GIVEN REQUEST: Everything from the line with "Clone this chart in matplotlib." down to the line with "from matplotlib.patches import FancyBboxPatch" below must be printed exactly, those two lines included. Exclude pictures.

THE RECORDS:

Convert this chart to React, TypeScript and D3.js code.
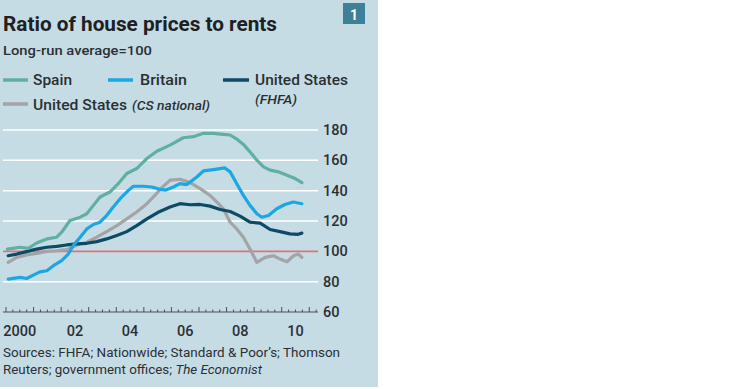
==
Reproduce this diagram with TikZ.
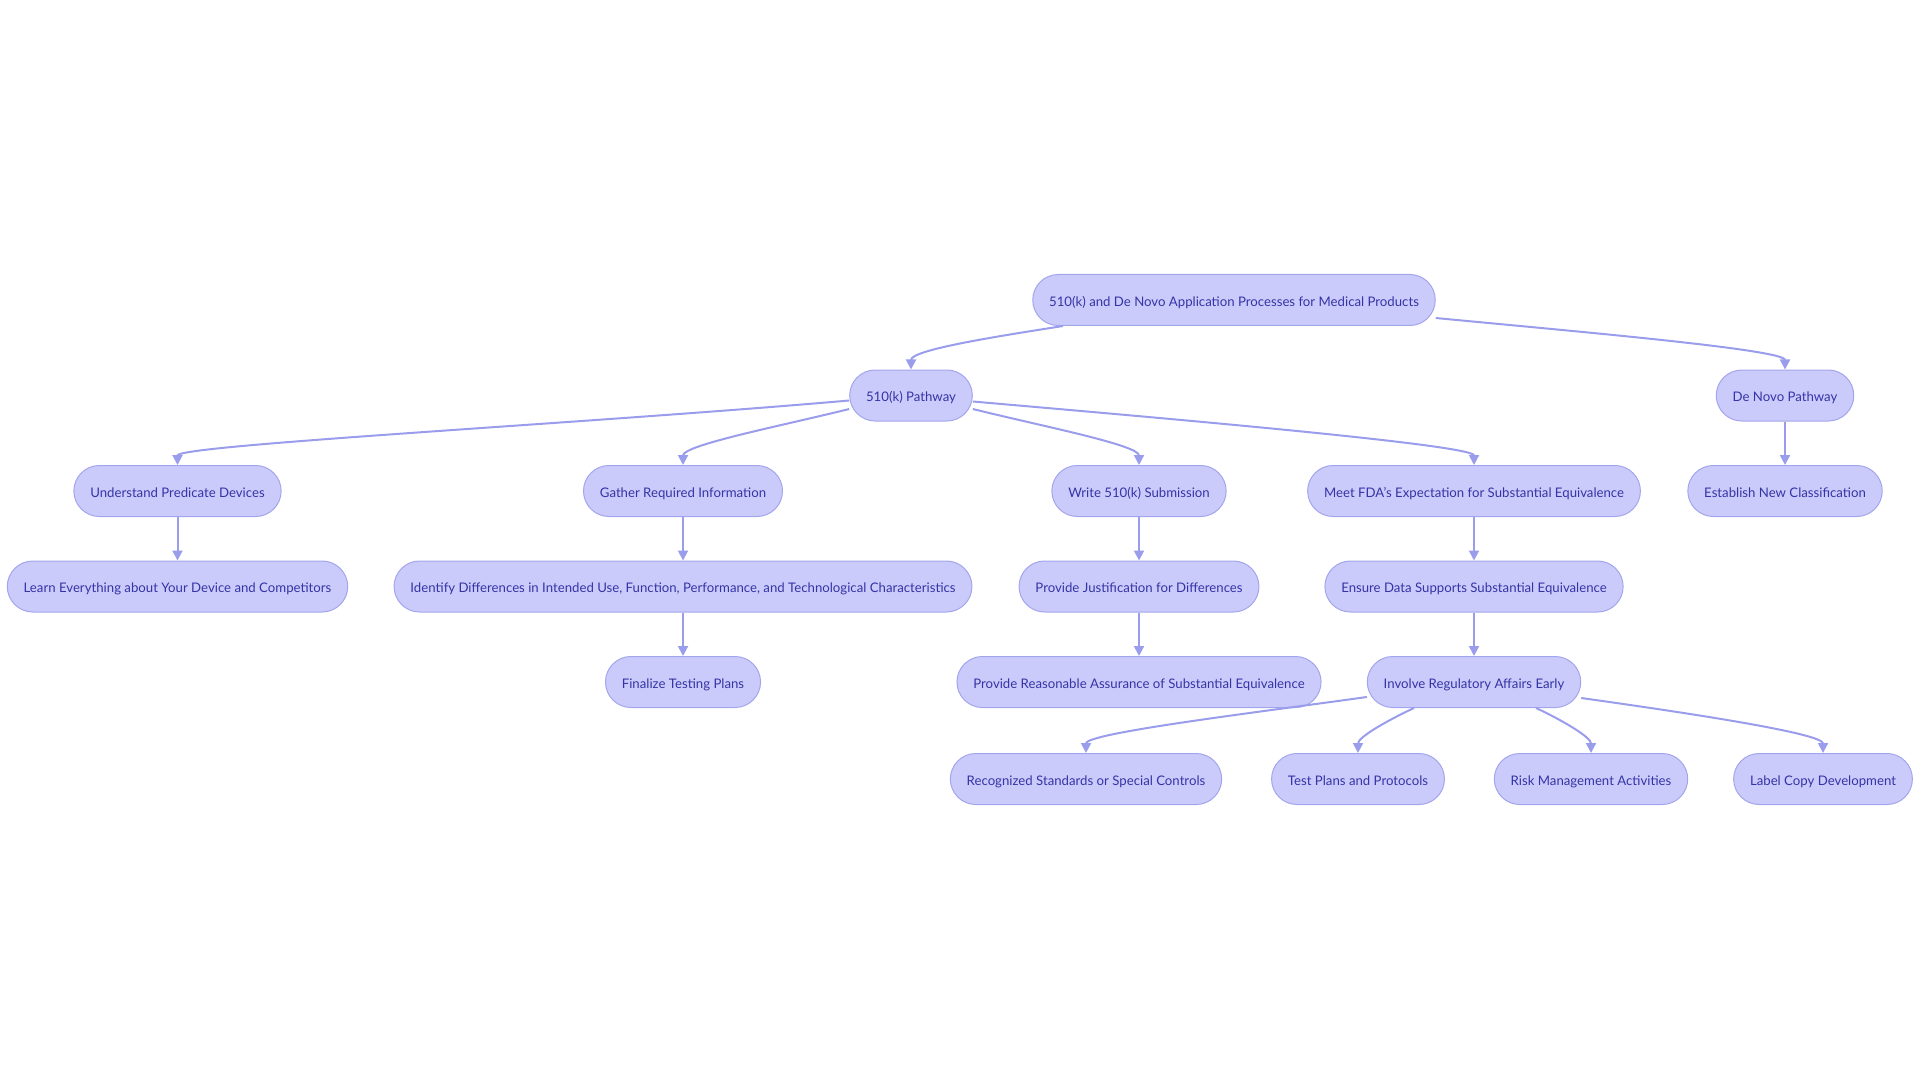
--
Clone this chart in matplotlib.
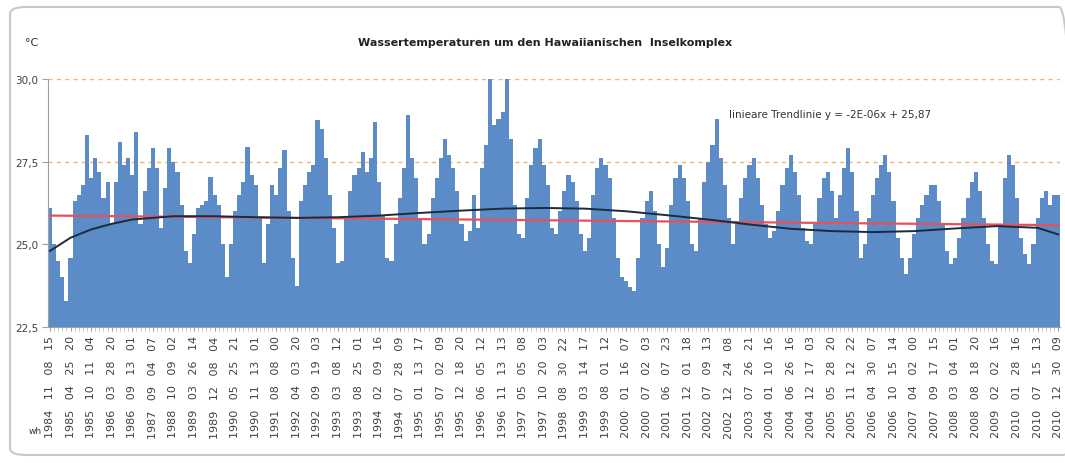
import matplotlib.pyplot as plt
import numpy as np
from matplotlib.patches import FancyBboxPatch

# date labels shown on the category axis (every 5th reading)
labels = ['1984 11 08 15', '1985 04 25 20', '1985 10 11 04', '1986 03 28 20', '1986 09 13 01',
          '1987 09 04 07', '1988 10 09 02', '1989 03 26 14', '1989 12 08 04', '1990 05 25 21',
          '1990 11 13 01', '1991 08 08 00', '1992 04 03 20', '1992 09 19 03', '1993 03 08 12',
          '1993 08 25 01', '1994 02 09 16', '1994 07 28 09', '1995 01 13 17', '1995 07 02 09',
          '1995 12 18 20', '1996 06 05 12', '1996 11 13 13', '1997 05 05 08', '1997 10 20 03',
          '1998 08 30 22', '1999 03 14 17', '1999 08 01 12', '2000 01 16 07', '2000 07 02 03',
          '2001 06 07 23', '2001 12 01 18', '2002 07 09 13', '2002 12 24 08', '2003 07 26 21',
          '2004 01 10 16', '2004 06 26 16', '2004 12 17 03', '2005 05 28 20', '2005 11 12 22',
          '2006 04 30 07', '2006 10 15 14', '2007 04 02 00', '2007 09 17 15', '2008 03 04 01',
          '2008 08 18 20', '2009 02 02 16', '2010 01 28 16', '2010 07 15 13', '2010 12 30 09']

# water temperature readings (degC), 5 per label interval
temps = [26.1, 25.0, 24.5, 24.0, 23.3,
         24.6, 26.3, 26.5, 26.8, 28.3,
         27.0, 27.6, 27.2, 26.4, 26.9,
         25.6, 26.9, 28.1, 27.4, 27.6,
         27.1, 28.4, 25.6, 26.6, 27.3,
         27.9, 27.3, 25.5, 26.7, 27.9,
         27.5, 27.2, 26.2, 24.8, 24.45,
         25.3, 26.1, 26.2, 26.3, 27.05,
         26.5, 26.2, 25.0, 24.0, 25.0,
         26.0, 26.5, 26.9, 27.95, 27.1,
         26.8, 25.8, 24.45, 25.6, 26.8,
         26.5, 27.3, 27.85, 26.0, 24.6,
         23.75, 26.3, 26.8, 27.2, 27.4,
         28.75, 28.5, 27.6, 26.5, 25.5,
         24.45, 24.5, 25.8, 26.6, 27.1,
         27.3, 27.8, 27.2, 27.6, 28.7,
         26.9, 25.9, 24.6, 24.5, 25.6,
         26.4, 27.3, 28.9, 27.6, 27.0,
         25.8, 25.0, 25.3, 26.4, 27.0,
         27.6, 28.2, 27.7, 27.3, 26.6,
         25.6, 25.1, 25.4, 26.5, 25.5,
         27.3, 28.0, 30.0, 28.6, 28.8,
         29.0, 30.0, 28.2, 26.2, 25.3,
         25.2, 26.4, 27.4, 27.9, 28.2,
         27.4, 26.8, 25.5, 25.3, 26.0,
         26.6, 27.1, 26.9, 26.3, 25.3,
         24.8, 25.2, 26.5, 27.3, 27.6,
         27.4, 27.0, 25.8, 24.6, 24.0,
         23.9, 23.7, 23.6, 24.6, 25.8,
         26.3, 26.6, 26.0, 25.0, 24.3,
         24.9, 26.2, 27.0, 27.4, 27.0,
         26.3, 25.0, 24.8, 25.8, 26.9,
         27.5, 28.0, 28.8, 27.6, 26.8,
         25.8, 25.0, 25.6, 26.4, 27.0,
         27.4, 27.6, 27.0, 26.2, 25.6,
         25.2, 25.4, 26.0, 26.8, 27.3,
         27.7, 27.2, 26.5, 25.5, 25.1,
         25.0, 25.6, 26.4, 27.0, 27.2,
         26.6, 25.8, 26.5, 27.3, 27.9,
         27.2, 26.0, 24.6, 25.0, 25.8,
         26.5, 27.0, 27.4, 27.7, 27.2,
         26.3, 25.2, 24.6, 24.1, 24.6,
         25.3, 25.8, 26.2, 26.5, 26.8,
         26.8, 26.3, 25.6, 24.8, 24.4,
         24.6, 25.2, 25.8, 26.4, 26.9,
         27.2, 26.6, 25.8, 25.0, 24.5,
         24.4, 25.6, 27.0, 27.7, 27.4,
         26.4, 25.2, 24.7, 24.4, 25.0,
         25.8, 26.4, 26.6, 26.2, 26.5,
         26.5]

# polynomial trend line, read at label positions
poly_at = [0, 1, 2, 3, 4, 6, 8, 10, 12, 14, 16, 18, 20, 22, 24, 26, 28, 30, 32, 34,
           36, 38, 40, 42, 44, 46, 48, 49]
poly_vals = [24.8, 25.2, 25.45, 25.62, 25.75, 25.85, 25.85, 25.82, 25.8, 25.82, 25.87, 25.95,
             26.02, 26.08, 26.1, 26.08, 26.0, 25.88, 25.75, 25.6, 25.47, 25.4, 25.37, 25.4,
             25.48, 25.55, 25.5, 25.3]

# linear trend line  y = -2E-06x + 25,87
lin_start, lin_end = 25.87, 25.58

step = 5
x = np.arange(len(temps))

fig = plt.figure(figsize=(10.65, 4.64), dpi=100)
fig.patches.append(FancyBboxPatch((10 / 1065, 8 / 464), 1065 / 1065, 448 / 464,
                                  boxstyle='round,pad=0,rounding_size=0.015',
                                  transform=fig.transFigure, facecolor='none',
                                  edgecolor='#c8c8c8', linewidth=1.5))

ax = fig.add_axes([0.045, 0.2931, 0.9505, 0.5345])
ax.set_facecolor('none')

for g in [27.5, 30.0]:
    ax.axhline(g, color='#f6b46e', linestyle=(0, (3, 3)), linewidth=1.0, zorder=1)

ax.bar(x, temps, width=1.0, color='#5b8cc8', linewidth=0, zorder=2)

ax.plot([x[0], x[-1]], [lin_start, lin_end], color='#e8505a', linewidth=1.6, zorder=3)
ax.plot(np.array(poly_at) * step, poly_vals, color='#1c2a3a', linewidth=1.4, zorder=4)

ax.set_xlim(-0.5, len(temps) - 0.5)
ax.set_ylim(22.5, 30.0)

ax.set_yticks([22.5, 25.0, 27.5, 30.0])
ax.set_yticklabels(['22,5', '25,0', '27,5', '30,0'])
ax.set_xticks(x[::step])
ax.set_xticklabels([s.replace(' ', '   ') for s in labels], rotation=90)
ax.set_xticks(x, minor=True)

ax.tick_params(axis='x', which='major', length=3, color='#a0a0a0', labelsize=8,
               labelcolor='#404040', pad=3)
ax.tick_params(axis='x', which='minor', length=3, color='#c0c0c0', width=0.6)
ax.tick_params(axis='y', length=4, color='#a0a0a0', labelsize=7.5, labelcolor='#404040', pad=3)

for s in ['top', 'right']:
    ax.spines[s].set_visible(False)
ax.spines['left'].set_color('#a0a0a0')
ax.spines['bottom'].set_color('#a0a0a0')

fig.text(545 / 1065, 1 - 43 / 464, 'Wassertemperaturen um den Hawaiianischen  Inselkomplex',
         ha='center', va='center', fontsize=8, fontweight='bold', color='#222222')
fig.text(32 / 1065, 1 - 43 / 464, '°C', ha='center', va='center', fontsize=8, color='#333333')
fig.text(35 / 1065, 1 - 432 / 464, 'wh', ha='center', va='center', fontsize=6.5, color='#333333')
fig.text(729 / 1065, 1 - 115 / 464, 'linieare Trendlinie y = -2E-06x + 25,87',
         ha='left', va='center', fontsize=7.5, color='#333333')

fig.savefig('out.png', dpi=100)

TASK SOLUTION:
Clone this chart in matplotlib.
import matplotlib.pyplot as plt
import numpy as np
from matplotlib.patches import FancyBboxPatch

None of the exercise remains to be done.